How to Get Flowering Quince to Bloom

Flowering quince shrubs typically bloom prolifically for a relatively short period in the early to mid spring—sometimes even in late winter in warmer zones. With pure species plants, the bloom period can be quite as short as a week, though some hybrid varieties are touted as being "long-blooming." Even here, the bloom period is rarely more than two or three weeks, at most.

  • Poor bloom may occur when the flower buds are damaged by early spring frosts, which is common in the northern end of the hardiness range (zone 5). The plant is not permanently damaged, and flowering will return the following year, assuming there is not a repeat of the untimely frost.
  • Badly timed pruning can also snip off the flower buds and ruin the bloom season. If pruning is necessary, do it immediately after the shrub has finished blooming for the season. These shrubs bloom on "old wood" from the previous year's growth, so avoid pruning that removes bud-bearing wood.
  • Flowering quince reacts badly to alkaline soil and may withhold flowers if the soil pH is not acidic or neutral. Blending in elemental sulfur can rectify alkaline soil.
  • Finally, flowering quince needs plenty of sun and will withhold flowers if growing in shady conditions.

Common Problems With Flowering Quince

Overall, flowering quince shrubs are relatively low maintenance if their basic cultural needs are met, but no shrub is entirely immune to problems. In addition to the sometimes devastating impact of fireblight, flowering quince shrubs sometimes prompt the following complaints:

Yellowing Leaves

Chlorosis (yellowing of the foliage) can occur in high pH (alkaline) soils. This can often be rectified with an annual feeding with an acidifying fertilizer. A more permanent solution is to amend the soil with elemental sulfur, which lowers soil pH.

Drab Appearance

Homeowners are sometimes disappointed by the lack of year-round appeal of these shrubs. Flowering quince is extraordinarily showy during the rather brief bloom period but is decidedly ordinary in appearance at other times of the year. Flowering quince is not a good choice if you're looking for a shrub with multi-season appeal—though its thorniness does make for a good barrier hedge.

  • How is this plant best used in the landscape?

    With its thorny habit and relatively short bloom season, flowering quince is not a great specimen plant, but it works well planted en masse along borders or as an informal barrier hedge. In large mixed borders, it can provide an early-spring accent. The fruit from quince shrubs (especially the related C. japonica) can be used in jams and jellies.

  • How long does a flowering quince shrub live?

    A flowering quince shrub that remains healthy can live for several decades.
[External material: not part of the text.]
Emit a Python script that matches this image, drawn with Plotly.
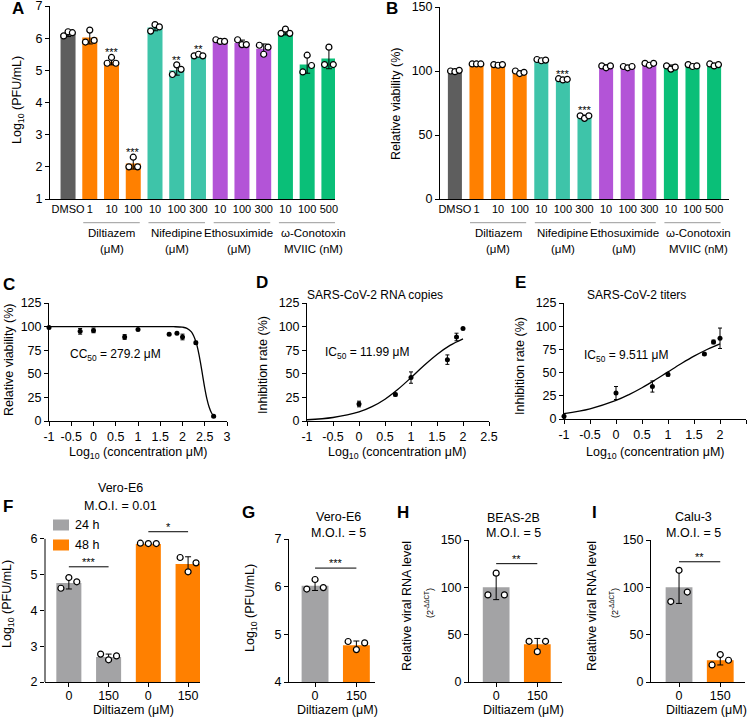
import plotly.graph_objects as go

W, H = 750, 722
FONT = "Liberation Sans, Arial, sans-serif"

# colours per treatment
drug_colors = {"DMSO": "#5E5E5E", "Diltiazem": "#FF8000", "Nifedipine": "#3EC4A9",
               "Ethosuximide": "#B354D7", "Conotoxin": "#0ABF78"}
GRAY = "#A3A3A5"
ORANGE = "#FF8000"

# ---- A / B : channel blocker screen
ab_labels = ["DMSO", "1", "10", "100", "10", "100", "300", "10", "100", "300", "10", "100", "500"]
ab_drug = ["DMSO"] + ["Diltiazem"] * 3 + ["Nifedipine"] * 3 + ["Ethosuximide"] * 3 + ["Conotoxin"] * 3
group_text = {"Diltiazem": ("Diltiazem", "(μM)"), "Nifedipine": ("Nifedipine", "(μM)"),
              "Ethosuximide": ("Ethosuximide", "(μM)"), "Conotoxin": ("ω-Conotoxin", "MVIIC (nM)")}
group_nudge = {"Ethosuximide": -0.15, "Conotoxin": 0.3}

a_mean = [6.13, 6.02, 5.27, 2.10, 6.33, 5.00, 5.47, 5.93, 5.85, 5.67, 6.18, 5.18, 5.37]
a_err = [0.08, 0.20, 0.10, 0.17, 0.10, 0.15, 0.03, 0.03, 0.09, 0.15, 0.08, 0.27, 0.32]
a_pts = [[6.07, 6.20, 6.17], [5.88, 6.25, 5.93], [5.22, 5.40, 5.22], [2.00, 2.30, 2.00],
         [6.22, 6.42, 6.35], [4.87, 5.17, 5.03], [5.45, 5.50, 5.45], [5.95, 5.90, 5.90],
         [5.95, 5.80, 5.80], [5.78, 5.50, 5.72], [6.15, 6.28, 6.15], [4.95, 5.47, 5.15],
         [5.18, 5.72, 5.18]]
a_sig = ["", "", "***", "***", "", "**", "**", "", "", "", "", "", ""]

b_mean = [100, 105.5, 105, 99, 108.5, 93.5, 64.5, 104, 103.5, 105.5, 103.5, 104, 105]
b_err = [0.5, 0.3, 0.3, 1.0, 0.5, 0.5, 1.0, 0.8, 0.6, 0.8, 1.2, 0.8, 0.8]
b_pts = [[100, 99.5, 100.5], [105.5, 105.5, 105.5], [105, 104.5, 105], [100, 98, 99],
         [109, 108, 108.5], [94, 93, 93.5], [65, 63, 65], [104, 102.5, 104],
         [103.5, 102.5, 103.5], [106, 104.5, 106], [104, 101.5, 103], [105, 103.5, 104],
         [105.5, 104, 105]]
b_sig = ["", "", "", "", "", "***", "***", "", "", "", "", "", ""]

# ---- C : cytotoxicity
c_x = [-1, -0.3, 0, 0.7, 1, 1.7, 1.875, 2, 2.3, 2.7]
c_y = [99, 95, 96, 89, 97, 92, 93, 89, 83, 5]
c_e = [0.5, 3, 2.5, 2.5, 1, 1, 1, 3, 1.5, 1]
c_fit_x = [-1, 1.5, 1.8, 2.0, 2.1, 2.2, 2.3, 2.35, 2.4, 2.45, 2.5, 2.55, 2.6, 2.65, 2.7]
c_fit_y = [100, 100, 99.9, 99.4, 98.2, 94.4, 84.3, 75.1, 62.9, 48.9, 34.9, 23.2, 14.5, 8.7, 5.1]

# ---- D : RNA copies
d_x = [0, 0.7, 1, 1.7, 1.875, 2]
d_y = [18, 28, 46, 65, 89, 98]
d_e = [3, 1.5, 6, 5, 4, 1]
d_fit_x = [-1, -0.5, 0, 0.25, 0.5, 0.75, 1.0, 1.25, 1.5, 1.75, 2.0]
d_fit_y = [1.3, 3.7, 9.6, 15.2, 23.1, 33.6, 45.9, 58.8, 70.5, 80.1, 87.0]

# ---- E : titers
e_x = [-1, 0, 0.7, 1, 1.7, 1.875, 2]
e_y = [3, 28, 35, 48, 70, 83, 87]
e_e = [3, 7, 6, 1.5, 1, 2, 11]
e_fit_x = [-1, -0.5, 0, 0.25, 0.5, 0.75, 1.0, 1.25, 1.5, 1.75, 2.0]
e_fit_y = [5.7, 11.0, 20.0, 26.3, 33.7, 42.0, 50.8, 59.5, 67.7, 74.9, 81.0]

conc_ticks = [-1, -0.5, 0, 0.5, 1, 1.5, 2, 2.5, 3]
conc_text = ["-1", "-0.5", "0", "0.5", "1", "1.5", "2", "2.5", "3"]

# ---- F-I : diltiazem follow-up
f_dose = ["0", "150", "0", "150"]
f_time = ["24 h", "24 h", "48 h", "48 h"]
f_mean = [4.77, 2.70, 5.86, 5.30]
f_err = [0.17, 0.08, 0.01, 0.20]
f_pts = [[4.62, 4.92, 4.80], [2.78, 2.62, 2.73], [5.88, 5.87, 5.87], [5.48, 5.08, 5.33]]

g_dose = ["0", "150"]
g_mean = [6.02, 4.77]
g_err = [0.10, 0.09]
g_pts = [[5.95, 6.15, 5.98], [4.85, 4.68, 4.82]]

h_mean = [100, 40]
h_err = [13, 6]
h_pts = [[92, 115, 92], [43, 32, 43]]

i_mean = [100, 23]
i_err = [17, 5]
i_pts = [[85, 118, 95], [18, 29, 23]]

# significance bars: (panel, x0, x1, y, stars)
sig_bars = [(6, 0, 1, 5.22, "***"), (6, 2, 3, 6.2, "*"), (7, 0, 1, 6.39, "***"),
            (8, 0, 1, 125, "**"), (9, 0, 1, 127, "**")]

fig = go.Figure()
shapes, anns = [], []
axes = {}
JIT = [-0.2, 0, 0.2]

AX = dict(showline=True, linecolor="black", linewidth=1, ticks="outside", ticklen=4,
          tickwidth=1, tickcolor="black", showgrid=False, zeroline=False, tickangle=0,
          automargin=False, tickfont=dict(size=12.5, color="black", family=FONT), fixedrange=True)


def refs(n):
    return ("x", "y") if n == 1 else (f"x{n}", f"y{n}")


def add_axes(n, xdom, ydom, xr, yr, xtv, xtt, ytv, xticks="outside", yline=True, fs=12.5, xstand=0):
    xr_, yr_ = refs(n)
    axes["xaxis" if n == 1 else f"xaxis{n}"] = dict(
        AX, domain=[xdom[0] / W, xdom[1] / W], range=xr, anchor=yr_,
        tickvals=xtv, ticktext=xtt, ticks=xticks, ticklabelstandoff=xstand,
        tickfont=dict(size=fs, color="black", family=FONT))
    axes["yaxis" if n == 1 else f"yaxis{n}"] = dict(
        AX, domain=[1 - ydom[1] / H, 1 - ydom[0] / H], range=yr, anchor=xr_,
        tickvals=ytv, ticktext=[str(v) for v in ytv], showline=yline)


def txt(text, x, y, size=12.5, xref="paper", yref="paper", xanchor="center", yanchor="middle", **kw):
    if xref == "paper":
        x = x / W
    if yref == "paper":
        y = 1 - y / H
    anns.append(dict(text=text, x=x, y=y, xref=xref, yref=yref, showarrow=False,
                     xanchor=xanchor, yanchor=yanchor,
                     font=dict(size=size, color="black", family=FONT), **kw))


def bars(n, xs, mean, err, pts, color, width):
    xr_, yr_ = refs(n)
    fig.add_trace(go.Bar(x=xs, y=mean, width=width, marker=dict(color=color, line_width=0),
                         error_y=dict(type="data", array=err, color="black", thickness=1, width=3),
                         xaxis=xr_, yaxis=yr_, showlegend=False))
    fig.add_trace(go.Scatter(x=[i + j for i in xs for j in JIT], y=[v for p in pts for v in p],
                             mode="markers", cliponaxis=False,
                             marker=dict(size=6, color="white", line=dict(color="black", width=1.2)),
                             xaxis=xr_, yaxis=yr_, showlegend=False, hoverinfo="skip"))


def curve(n, x, y, e, fx, fy):
    xr_, yr_ = refs(n)
    fig.add_trace(go.Scatter(x=fx, y=fy, mode="lines", line=dict(color="black", width=1.3, shape="spline"),
                             xaxis=xr_, yaxis=yr_, showlegend=False))
    fig.add_trace(go.Scatter(x=x, y=y, mode="markers", cliponaxis=False,
                             marker=dict(size=5, color="black"),
                             error_y=dict(type="data", array=e, color="black", thickness=1, width=2),
                             xaxis=xr_, yaxis=yr_, showlegend=False))


# ---------- A and B
idx = list(range(len(ab_labels)))
ab_cols = [drug_colors[d] for d in ab_drug]
for n, mean, err, pts, sig, xdom, ydom, yr, ytv, w in [
        (1, a_mean, a_err, a_pts, a_sig, (50, 335), (6, 199), [1, 7], [1, 2, 3, 4, 5, 6, 7], 0.69),
        (2, b_mean, b_err, b_pts, b_sig, (440, 729), (7, 199), [0, 150], [0, 50, 100, 150], 0.65)]:
    x0 = -0.83 if n == 1 else -0.69
    x1 = 12.28 if n == 1 else 12.69
    add_axes(n, xdom, ydom, [x0, x1], yr, idx, ab_labels, ytv, xticks="", fs=11)
    bars(n, idx, mean, err, pts, ab_cols, w)
    xr_, yr_ = refs(n)
    for i, s in enumerate(sig):
        if s:
            top = max(max(pts[i]), mean[i] + err[i])
            txt(s, i, top, size=11, xref=xr_, yref=yr_, yanchor="bottom", yshift=-3)
    for g, (l1, l2) in group_text.items():
        members = [i for i, d in enumerate(ab_drug) if d == g]
        lo, hi = members[0], members[-1]
        shapes.append(dict(type="line", xref=xr_, yref="paper", x0=lo - 0.3, x1=hi + 0.3,
                           y0=1 - 222.7 / H, y1=1 - 222.7 / H, line=dict(color="#9A9A9A", width=1)))
        cx = (lo + hi) / 2 + group_nudge.get(g, 0)
        txt(l1, cx, 233, size=11.5, xref=xr_)
        txt(l2, cx, 249, size=11.5, xref=xr_)

txt("Log<sub>10</sub> (PFU/mL)", 18, 100, textangle=-90)
txt("Relative viability (%)", 396, 104, textangle=-90)

# ---------- C, D, E
add_axes(3, (49, 227), (303, 421), [-1, 3], [0, 125], conc_ticks, conc_text, [0, 25, 50, 75, 100, 125])
add_axes(4, (307, 489), (303, 421), [-1, 2.5], [0, 125], conc_ticks[:8], conc_text[:8], [0, 25, 50, 75, 100, 125])
add_axes(5, (564, 746), (303, 419), [-1, 2.5], [0, 125], conc_ticks[:8], conc_text[:8], [0, 25, 50, 75, 100, 125])
curve(3, c_x, c_y, c_e, c_fit_x, c_fit_y)
curve(4, d_x, d_y, d_e, d_fit_x, d_fit_y)
curve(5, e_x, e_y, e_e, e_fit_x, e_fit_y)

for cx in [138, 398, 655]:
    txt("Log<sub>10</sub> (concentration μM)", cx, 453)
txt("Relative viability (%)", 9, 360, textangle=-90)
txt("Inhibition rate (%)", 263, 365, textangle=-90)
txt("Inhibition rate (%)", 520, 366, textangle=-90)
txt("SARS-CoV-2 RNA copies", 375, 295, size=12)
txt("SARS-CoV-2 titers", 636, 295, size=12)
txt("CC<sub>50</sub> = 279.2 μM", 68, 355, size=12, xanchor="left")
txt("IC<sub>50</sub> = 11.99 μM", 323, 353, size=12, xanchor="left")
txt("IC<sub>50</sub> = 9.511 μM", 582, 356, size=12, xanchor="left")

# ---------- F
f_x = list(range(len(f_dose)))
add_axes(6, (45, 200), (521, 682), [-0.6, 3.3], [2, 6.5], f_x, f_dose, [2, 3, 4, 5, 6],
         yline=False, xstand=-2)
shapes.append(dict(type="line", xref="paper", yref="y6", x0=45 / W, x1=45 / W, y0=2, y1=6,
                   line=dict(color="black", width=1)))
for k, (t, col) in enumerate([("24 h", GRAY), ("48 h", ORANGE)]):
    sel = [i for i in f_x if f_time[i] == t]
    bars(6, sel, [f_mean[i] for i in sel], [f_err[i] for i in sel], [f_pts[i] for i in sel], col, 0.63)
    # legend swatch
    yc = 525 + 20 * k
    shapes.append(dict(type="rect", xref="paper", yref="paper", x0=53 / W, x1=69 / W,
                       y0=1 - (yc + 5.5) / H, y1=1 - (yc - 5.5) / H, fillcolor=col, line_width=0))
    txt(t, 73, yc, xanchor="left")

# ---------- G, H, I
gx = list(range(len(g_dose)))
add_axes(7, (289, 375), (539, 682), [-0.63, 1.45], [4, 7], gx, g_dose, [4, 5, 6, 7], xstand=-2)
add_axes(8, (469, 562), (540, 682), [-0.66, 1.6], [0, 150], gx, g_dose, [0, 50, 100, 150], xstand=-2)
add_axes(9, (651, 745), (540, 682), [-0.68, 1.6], [0, 150], gx, g_dose, [0, 50, 100, 150], xstand=-2)
bars(7, gx, g_mean, g_err, g_pts, [GRAY, ORANGE], 0.65)
bars(8, gx, h_mean, h_err, h_pts, [GRAY, ORANGE], 0.65)
bars(9, gx, i_mean, i_err, i_pts, [GRAY, ORANGE], 0.65)

for n, a, b, y, s in sig_bars:
    xr_, yr_ = refs(n)
    shapes.append(dict(type="line", xref=xr_, yref=yr_, x0=a, x1=b, y0=y, y1=y,
                       line=dict(color="black", width=1)))
    txt(s, (a + b) / 2, y, size=11, xref=xr_, yref=yr_, yanchor="bottom", yshift=-3)

# titles of bottom row
for cx, l1, l2, y1, y2 in [(120, "Vero-E6", "M.O.I. = 0.01", 488, 506),
                           (338, "Vero-E6", "M.O.I. = 5", 517, 533),
                           (513, "BEAS-2B", "M.O.I. = 5", 518, 533),
                           (693, "Calu-3", "M.O.I. = 5", 517, 533)]:
    txt(l1, cx, y1)
    txt(l2, cx, y2)
for cx in [133, 337, 523, 706]:
    txt("Diltiazem (μM)", cx, 710)
txt("Log<sub>10</sub> (PFU/mL)", 8, 604, textangle=-90)
txt("Log<sub>10</sub> (PFU/mL)", 251, 608, textangle=-90)
for x1, x2 in [(407, 429), (592, 614)]:
    txt("Relative viral RNA level", x1, 606, textangle=-90)
    txt("(2<sup>-ΔΔCT</sup>)", x2, 603, size=9, textangle=-90)

# panel letters
for L, x, y in [("A", 18, 8), ("B", 392, 8), ("C", 9, 284), ("D", 262, 283), ("E", 520, 283),
                ("F", 8, 507), ("G", 248, 512), ("H", 403, 512), ("I", 594, 512)]:
    txt(f"<b>{L}</b>", x, y, size=17)

fig.update_layout(
    width=W, height=H, margin=dict(l=0, r=0, t=0, b=0, autoexpand=False),
    paper_bgcolor="white", plot_bgcolor="white",
    font=dict(family=FONT, size=12.5, color="black"),
    shapes=shapes, annotations=anns, showlegend=False,
    **axes,
)

fig.write_html("out.html", config={"displayModeBar": False},
               post_script="document.body.style.margin='0';")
Plants 40 years old are not uncommon.

  • Is the fruit of a flowering quince shrub edible?

    The small apple-like fruits are rather sour and bitter if eaten directly off the plant, but quince fruits are often used in jellies and preserves.

  • How does wildlife interact with this shrub?

    Flowering quinces are known to be plants that attract hummingbirds and butterflies. Because of its thorny nature, it is fairly resistant to damaging browsing from deer.

  • What is the difference between flowering quince and Japanese quince?

    Japanese quince (Chaenomeles japonica) is a smaller shrub (usually growing to no more than 3 feet). It is considered less ornamental than C. speciosa, and thus is rarely sold in the trade. Many of the so-called Japanese quince plants are not pure species, but rather hybrids between C. speciosa and C. japonica.